Gli dèi abitano là dove sempre hanno abitato. Ma sulla terra si sono perdute certe indicazioni che si possedevano su quei luoghi. O non si sa più ritrovarle in vecchi fogli abbandonati e dispersi.
Roberto Calasso
Noi tutti abbiamo conosciuto Roberto Calasso (30 maggio 1941 - 28 luglio 2021), i suoi numerosi premi, le conferenze internazionali e l’ancor più noto successo di Adelphi, punta di diamante della cultura italina degli ultimi cinquant’anni. Ma ciò che più impressionava era vederlo nel suo ufficio, dietro allo scrittoio, che regge in una mano uno smartphone e nell’altra un’amigdala. Due oggetti, due artefatti separati da un abisso di 2,5 milioni di anni, e nonostante ciò molto simili, tanto che Calasso poteva sentenziare che «sono sostanzialmente la stessa cosa», ossia protesi.

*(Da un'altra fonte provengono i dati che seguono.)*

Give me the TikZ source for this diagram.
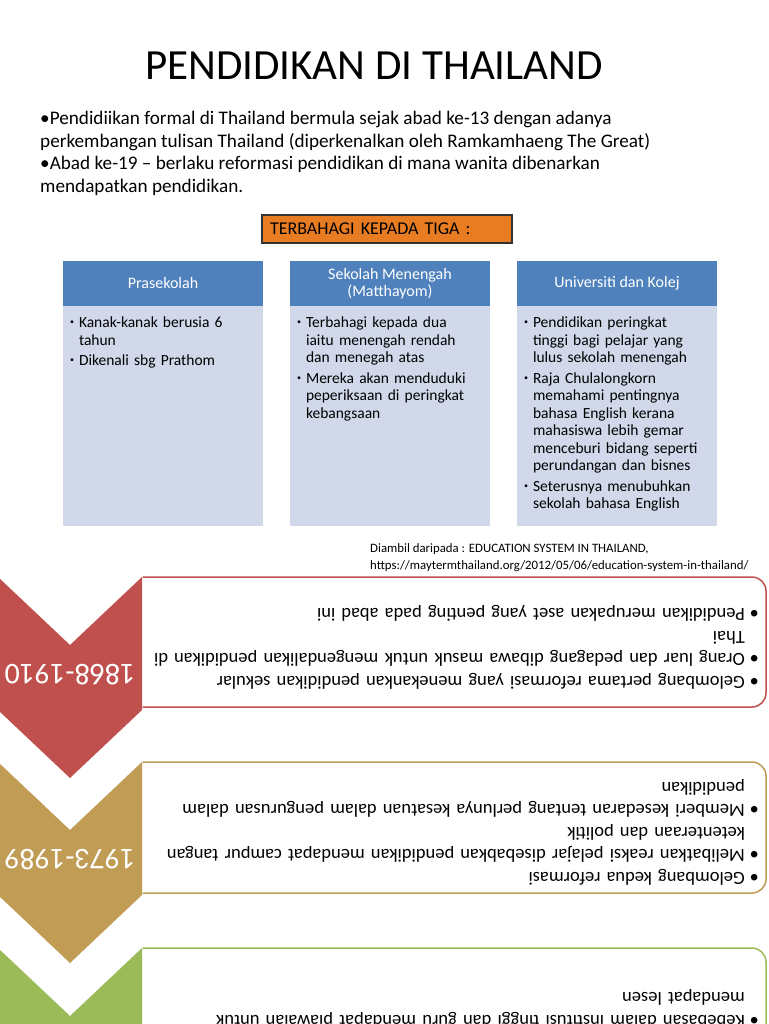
\documentclass[tikz,border=0pt]{standalone}
\usepackage{fontspec}
\setmainfont{Carlito}
\usepackage{tikz}
\usetikzlibrary{positioning,calc}
\usepackage{xcolor}
\definecolor{hdrblue}{HTML}{4F81BD}
\definecolor{bodyblue}{HTML}{D0D8E9}
\definecolor{tigaorange}{HTML}{E87C22}
\definecolor{wavered}{HTML}{C0504D}
\definecolor{wavetan}{HTML}{C09C55}
\definecolor{wavegreen}{HTML}{9BBB59}
\newcommand{\colitem}[1]{\par\hangindent=9pt\hangafter=1\noindent\makebox[9pt][l]{\raisebox{3pt}{\fontsize{8}{8}\selectfont •}}#1\par}
\newcommand{\waveitem}[1]{\par\hangindent=14pt\hangafter=1\noindent\makebox[14pt][l]{•}#1\par}
\tikzset{
  titletext/.style={font=\fontsize{43}{50}\selectfont, inner sep=0pt},
  introtext/.style={anchor=north west, align=left, inner sep=0pt, font=\fontsize{19.2}{22.7}\selectfont},
  tigabox/.style={draw=black!80, line width=1.2pt, fill=tigaorange, minimum width=250pt, minimum height=28pt, text width=234pt, inner xsep=8pt, inner ysep=0pt, align=left, font=\fontsize{18}{20}\selectfont},
  hdrbox/.style={fill=hdrblue, text=white, minimum width=200pt, minimum height=45pt, inner sep=0pt, align=center, font=\fontsize{16}{17.5}\selectfont},
  bodybox/.style={fill=bodyblue, minimum width=200pt, minimum height=220pt, inner sep=0pt},
  coltext/.style={anchor=north west, text width=190pt, align=left, inner sep=0pt, font=\fontsize{15.5}{17.5}\selectfont\setlength\parskip{3pt}},
  citetext/.style={anchor=north west, align=left, inner sep=0pt, font=\fontsize{12.8}{17}\selectfont},
  wavebox/.style={draw=#1, fill=white, line width=1.5pt, rounded corners=14pt},
  chevron/.style={fill=#1, draw=none},
  yeartext/.style={rotate=180, text=white, inner sep=0pt, font=\fontsize{30}{30}\selectfont},
  wavetext/.style={rotate=180, anchor=north west, text width=650pt, align=left, inner sep=0pt, font=\fontsize{18.5}{22.5}\selectfont}
}

\begin{document}
\begin{tikzpicture}[x=1pt,y=-1pt]
\useasboundingbox (0,0) rectangle (768,1024);
\clip (0,0) rectangle (768,1024);
% title and intro
\node[titletext] (title) at (374,66) {PENDIDIKAN DI THAILAND};
\node[introtext] (intro) at (40,111) {•Pendidiikan formal di Thailand bermula sejak abad ke-13 dengan adanya\\perkembangan tulisan Thailand (diperkenalkan oleh Ramkamhaeng The Great)\\•Abad ke-19 – berlaku reformasi pendidikan di mana wanita dibenarkan\\mendapatkan pendidikan.};
\node[tigabox] (tiga) at (387,229) {TERBAHAGI KEPADA TIGA :};
% three columns
\node[hdrbox] (hdrpra) at (163,283.5) {Prasekolah};
\node[bodybox, below=0pt of hdrpra] (bodypra) {};
\node[hdrbox] (hdrsek) at (390,283.5) {Sekolah Menengah\\(Matthayom)};
\node[bodybox, below=0pt of hdrsek] (bodysek) {};
\node[hdrbox] (hdruni) at (617,283.5) {Universiti dan Kolej};
\node[bodybox, below=0pt of hdruni] (bodyuni) {};
\node[coltext] (txtpra) at ($(bodypra.north west)+(7,1)$) {\colitem{Kanak-kanak berusia 6\newline tahun}\colitem{Dikenali sbg Prathom}};
\node[coltext] (txtsek) at ($(bodysek.north west)+(7,1)$) {\colitem{Terbahagi kepada dua\newline iaitu menengah rendah\newline dan menegah atas}\colitem{Mereka akan menduduki\newline peperiksaan di peringkat\newline kebangsaan}};
\node[coltext] (txtuni) at ($(bodyuni.north west)+(7,1)$) {\colitem{Pendidikan peringkat\newline tinggi bagi pelajar yang\newline lulus sekolah menengah}\colitem{Raja Chulalongkorn\newline memahami pentingnya\newline bahasa English kerana\newline mahasiswa lebih gemar\newline menceburi bidang seperti\newline perundangan dan bisnes}\colitem{Seterusnya menubuhkan\newline sekolah bahasa English}};
% source
\node[citetext] (cite) at (370,543) {Diambil daripada : EDUCATION SYSTEM IN THAILAND,\\https://maytermthailand.org/2012/05/06/education-system-in-thailand/};
% timeline boxes
\begin{scope}
\clip (142.5,560) rectangle (780,1040);
\draw[wavebox=wavered] (110,577) rectangle (766,707);
\draw[wavebox=wavetan] (110,762) rectangle (766,893);
\draw[wavebox=wavegreen] (110,948) rectangle (766,1100);
\end{scope}
% chevrons
\fill[chevron=wavered] (-2,577) -- (70,645) -- (142,577) -- (142,710) -- (70,778) -- (-2,710) -- cycle;
\fill[chevron=wavetan] (-2,762) -- (70,830) -- (142,762) -- (142,895) -- (70,963) -- (-2,895) -- cycle;
\fill[chevron=wavegreen] (-2,948) -- (70,1016) -- (142,948) -- (142,1081) -- (70,1149) -- (-2,1081) -- cycle;
\node[yeartext] (yrred) at (70,675) {1868-1910};
\node[yeartext] (yrtan) at (70,860) {1973-1989};
% upside-down text
\node[wavetext] (txtred) at (759,699) {\waveitem{Gelombang pertama reformasi yang menekankan pendidikan sekular}\waveitem{Orang luar dan pedagang dibawa masuk untuk mengendalikan pendidikan di\newline Thai}\waveitem{Pendidikan merupakan aset yang penting pada abad ini}};
\node[wavetext] (txttan) at (759,895) {\waveitem{Gelombang kedua reformasi}\waveitem{Melibatkan reaksi pelajar disebabkan pendidikan mendapat campur tangan\newline ketenteraan dan politik}\waveitem{Memberi kesedaran tentang perlunya kesatuan dalam pengurusan dalam\newline pendidikan}};
\node[wavetext] (txtgreen) at (759,1038) {\waveitem{Kebebasan dalam institusi tinggi dan guru mendapat piawaian untuk\newline mendapat lesen}};
\end{tikzpicture}
\end{document}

Sono protesi, ma per chi? o per cosa? Per l’Homo. Già, perché al centro dell’attenzione di Calasso c’è sempre stato l’Homo, dal Paleolitico a oggi, nella sua comunanza e vicinanza, da un lato con l’animale e dall’altro con il divino. Queste due presenze, l’animale e il divino, hanno accompagnato da sempre la storia dell’uomo, il quale ha cercato di addomesticarle, senza successo e perdendone in arte la forza primigenia. In particolare per quanto attiene al divino, che sembra eccedere la mente utilitaristica dell’Homo saecularis, incapace di esperire l’ignoto. Come disse Calasso in un’intervista pubblicata da La Repubblica, «Homo saecularis si è sbarazzato delle religioni, ma è tremendamente credulo». Questa incongruenza, fra la perdita del sacro e la credulità quotidiana, è stata al centro di uno degli ultimi lbri di Calasso, L'innominabile attuale, in cui lo scrittore-saggista ha fotografato questo tipo particolare di Homo, che si è liberato del grande peso dell’ignoto, del divino e dell’invisibile, ma senza ottenere felicità, bensì smarrimento.
Quando Calasso osserva l’attuale lo fa confrontandolo con altre epoche umane, in cui si sono praticate altre modalità di esistenza. E lo fo analizzando alcune delle matrici più profonde dell’esistere dell’Homo: dalla caccia al sacrificio, ai miti, all’arte e alla tecnica, alla fede e al pensiero, alla scienza, alla letteratura, alla società, alla metamorfosi e alla morte. Portatore – per dirla con Nietzsche e Calasso stesso – di un pensiero impuro, l’Homo ama miscidare le discipline, senza precludersi alcuna prospettiva. E in questa mescolanza, sempre presente, vi è un’idea di fondo della cultura che, nel nostro tempo, lentamente va obliandosi: quella secondo cui la cultura, quando viene accostata all’utile, muore.
Il mondo letterario che ci ha consegnato di Calasso è un mondo chiaro, iper-letterario. Grazie alla letteratura, alla sua conoscenza libresca, egli ha saputo vivificare e illuminare di nuova luce il raffinato pensiero dei vedānta, così come i miti greci e l’opera del Tiepolo, e di Baudelaire, Kafka, Simone Weil... la lista è lunga, troppo lunga, ma più che i nomi ciò che qui interessa è osservare come Calasso sia sempre andato alla ricerca di quel sapere fondamentale che attraversa artisti, poeti e intellettuali, quel sapere secondo cui il pensiero e la letteratura raggiungono la massima profondità e la massima altezza nel momento in cui la forma diventa l’ultima sostanza.
«Le storie non vivono mai solitarie: sono rami di una famiglia, che occorre risalire all’indietro e in avanti» (Calasso). La cultura di Calasso ha saputo illuminare il mondo passato per raccontare il presente, ma senza cercare di svelarne il mistero, bensì di mostrarlo tra i dedali infiniti di ciò che è Homo. Eppure, negli infiniti suoi scritti, traspare anche una nota nostalgica di quel mondo mitico in cui la poesia era animata da dèi ed eroi, di quel mondo ancestrale e libero in cui l’invisibile era visibile e non vi era null’altro che caccia, eros e sacrificio, o di quelle lettere e di quei libri che ci parlano di là dal tempo pagina dopo pagina. Per questo al centro dell’attenzione di Calasso ci sono stati soprattutto quegli scrittori che hanno parlato del divino, degli dèi e dell’invisibile, e ci sono stati quei testi che come fiumi carsici scorrono nel sottosuolo ma poi riemergono, portatori di un sapere irriducibile; fiumi che, nella loro metamorfosi più avvincente, superano la contingenza e prendono il nome di «letteratura assoluta».